REPORTING ON DISASTERS
Natural disasters, and lost production animals, have led news cycles several times during the last few years. Asked whether he thinks news outlets have reported on these types of losses responsibly, Weinheimer expressed frustration over what he described as "jumping to conclusions on the numbers."
"Trying to grab readers' attention and speak to the possibilities of the scale of some disaster, and doing that in a premature manner, can lead to some fabricated numbers," he said, noting he saw estimates that as many as 25,000 head of cattle had been lost in these recent floods.
"I could not keep up with all the articles," he said. "I think it's best that people get the facts and understand that it will take time to get the actual assessment as to the numbers lost. Reporters expressed frustration with me throughout the week, implying we were dragging our feet and not getting the job done. But due to the nature of the event, it simply took time. There was difficulty retrieving cattle from flood waters. This was mechanically intensive work. We needed to put out factual, not hypothetical information."
Weinberger added that beyond the number of lost cattle, which he called "substantial", there were workers and volunteers who also had to be cared for through the grueling recovery process.

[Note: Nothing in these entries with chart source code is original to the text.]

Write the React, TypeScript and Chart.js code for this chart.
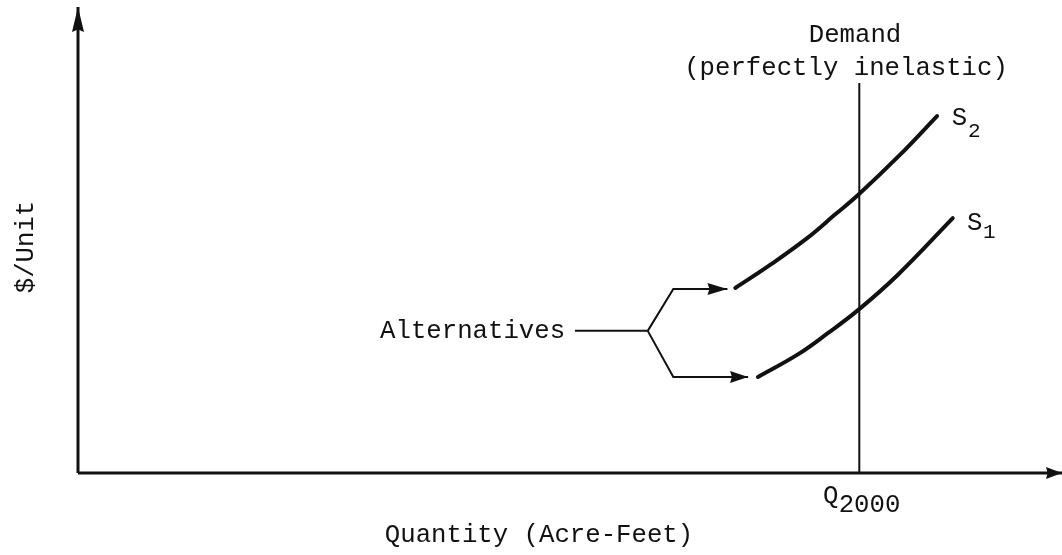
import React, { useEffect, useRef } from "react";
import { Chart, registerables } from "chart.js";

Chart.register(...registerables);

// ---- Data (quantity on x, $/unit on y; arbitrary 0–100 units) ----
const quantityRange = [0, 100];
const priceRange = [0, 100];

const xAxisQuantity = [0, 100];
const xAxisPrice = [0, 0];
const yAxisQuantity = [0, 0];
const yAxisPrice = [0, 100];

const demandQuantity = [79.4, 79.4];
const demandPrice = [0, 83.7];

const s2Quantity = [66.8, 70.3, 74.1, 76.9, 79.3, 83.5, 87.3];
const s2Price = [39.7, 44.6, 50.4, 55.4, 59.7, 68.2, 76.6];

const s1Quantity = [69.1, 73.2, 76.2, 79.3, 83.3, 88.9];
const s1Price = [20.6, 25.5, 30.0, 35.0, 42.5, 54.7];

const stemQuantity = [50.5, 57.9];
const stemPrice = [30.5, 30.5];
const upperArrowQuantity = [57.9, 60.5, 66.0];
const upperArrowPrice = [30.5, 39.5, 39.5];
const lowerArrowQuantity = [57.9, 60.5, 68.1];
const lowerArrowPrice = [30.5, 20.6, 20.6];

const labelTexts = [
  "Demand",
  "(perfectly inelastic)",
  "Alternatives",
  "S",
  "2",
  "S",
  "1",
  "Q",
  "2000",
  "Quantity (Acre-Feet)",
  "$/Unit",
];

const toPoints = (xs: number[], ys: number[]) => xs.map((x, i) => ({ x, y: ys[i] }));

// ---- Annotation placement (data coordinates) ----
const FONT = '"Liberation Mono", "DejaVu Sans Mono", monospace';
const labelPlacement = [
  { x: 78.96, y: 92.5, align: "center", size: 25.7, rot: 0 },
  { x: 78.05, y: 85.4, align: "center", size: 25.7, rot: 0 },
  { x: 49.5, y: 29.0, align: "right", size: 25.7, rot: 0 },
  { x: 88.8, y: 74.7, align: "left", size: 25.7, rot: 0 },
  { x: 90.45, y: 72.1, align: "left", size: 21, rot: 0 },
  { x: 90.35, y: 52.15, align: "left", size: 25.7, rot: 0 },
  { x: 91.97, y: 50.4, align: "left", size: 21, rot: 0 },
  { x: 75.7, y: -6.44, align: "left", size: 25.7, rot: 0 },
  { x: 77.3, y: -8.4, align: "left", size: 25.7, rot: 0 },
  { x: 46.85, y: -14.8, align: "center", size: 25.7, rot: 0 },
  { x: -5.3, y: 48.5, align: "center", size: 25.7, rot: -Math.PI / 2 },
];

const arrowPlugin = {
  id: "arrowheads",
  afterDatasetsDraw(chart: any) {
    const ctx = chart.ctx;
    chart.data.datasets.forEach((ds: any, i: number) => {
      if (!ds.arrow) return;
      const meta = chart.getDatasetMeta(i);
      const pts = meta.data;
      if (pts.length < 2) return;
      const a = pts[pts.length - 2];
      const b = pts[pts.length - 1];
      const ang = Math.atan2(b.y - a.y, b.x - a.x);
      const len = ds.arrow.length;
      const half = ds.arrow.half;
      ctx.save();
      ctx.fillStyle = ds.borderColor;
      ctx.translate(b.x, b.y);
      ctx.rotate(ang);
      ctx.beginPath();
      ctx.moveTo(0, 0);
      ctx.lineTo(-len, -half);
      ctx.lineTo(-len * 0.9, 0);
      ctx.lineTo(-len, half);
      ctx.closePath();
      ctx.fill();
      ctx.restore();
    });
  },
};

const textPlugin = {
  id: "textLabels",
  afterDraw(chart: any) {
    const ctx = chart.ctx;
    const xs = chart.scales.x;
    const ys = chart.scales.y;
    ctx.save();
    ctx.fillStyle = "#111";
    labelTexts.forEach((t, i) => {
      const p = labelPlacement[i];
      const px = xs.getPixelForValue(p.x);
      const py = ys.getPixelForValue(p.y);
      ctx.save();
      ctx.translate(px, py);
      ctx.textBaseline = "alphabetic";
      if (p.rot) {
        ctx.rotate(p.rot);
        ctx.textBaseline = "middle";
      }
      ctx.font = `${p.size}px ${FONT}`;
      ctx.textAlign = p.align;
      ctx.fillText(t, 0, 0);
      ctx.restore();
    });
    ctx.restore();
  },
};

export default function App() {
  const ref = useRef<HTMLCanvasElement | null>(null);
  useEffect(() => {
    if (!ref.current) return;
    const black = "#111";
    const line = (pts: any[], width: number, extra: any = {}) => ({
      data: pts,
      showLine: true,
      borderColor: black,
      backgroundColor: black,
      borderWidth: width,
      pointRadius: 0,
      pointHoverRadius: 0,
      tension: 0,
      clip: false,
      ...extra,
    });
    const curve = { tension: 0.4, cubicInterpolationMode: "default", borderCapStyle: "round" };
    const chart = new Chart(ref.current, {
      type: "scatter",
      data: {
        datasets: [
          line(toPoints(xAxisQuantity, xAxisPrice), 3, { arrow: { length: 16, half: 6 } }),
          line(toPoints(yAxisQuantity, yAxisPrice), 3, { arrow: { length: 25, half: 6 } }),
          line(toPoints(demandQuantity, demandPrice), 2),
          line(toPoints(s2Quantity, s2Price), 4, curve),
          line(toPoints(s1Quantity, s1Price), 4, curve),
          line(toPoints(stemQuantity, stemPrice), 2),
          line(toPoints(upperArrowQuantity, upperArrowPrice), 2, { arrow: { length: 20, half: 6 } }),
          line(toPoints(lowerArrowQuantity, lowerArrowPrice), 2, { arrow: { length: 18, half: 6 } }),
        ] as any,
      },
      options: {
        animation: false,
        responsive: false,
        events: [],
        layout: { padding: { left: 78, right: 0, top: 7, bottom: 82 } },
        plugins: { legend: { display: false }, tooltip: { enabled: false } },
        scales: {
          x: { type: "linear", min: quantityRange[0], max: quantityRange[1], display: false },
          y: { type: "linear", min: priceRange[0], max: priceRange[1], display: false },
        },
      },
      plugins: [arrowPlugin, textPlugin],
    });
    return () => chart.destroy();
  }, []);
  return (
    <div style={{ position: "fixed", left: 0, top: 0, width: 1062, height: 555, background: "#fff" }}>
      <canvas ref={ref} width={1062} height={555} />
    </div>
  );
}
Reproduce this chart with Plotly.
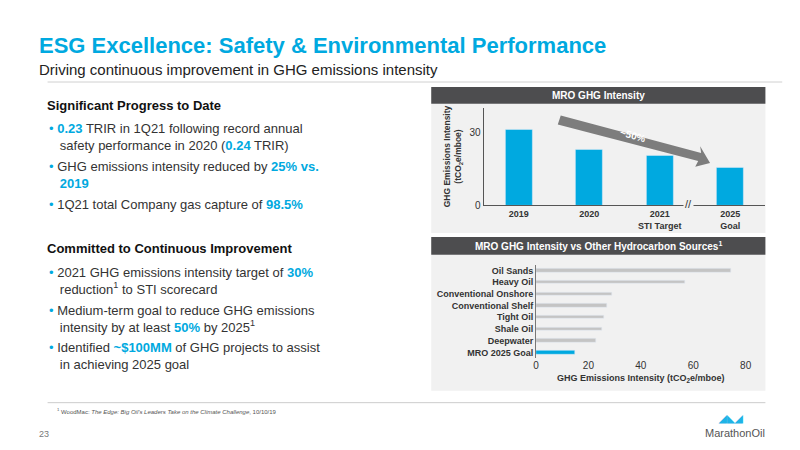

"There was an outpouring of support in this community," he said. "Whatever type of agriculture it is, when we have a natural disaster, you see the good that can come from the bad. Here there was an incredible focus on how to come together as fellow cattle feeders and community members, communicate, and pull together to get back to business quickly and in the best possible way, while prioritizing the job of caring for cattle. We were all running on adrenaline, but that's where we join arms and make it through."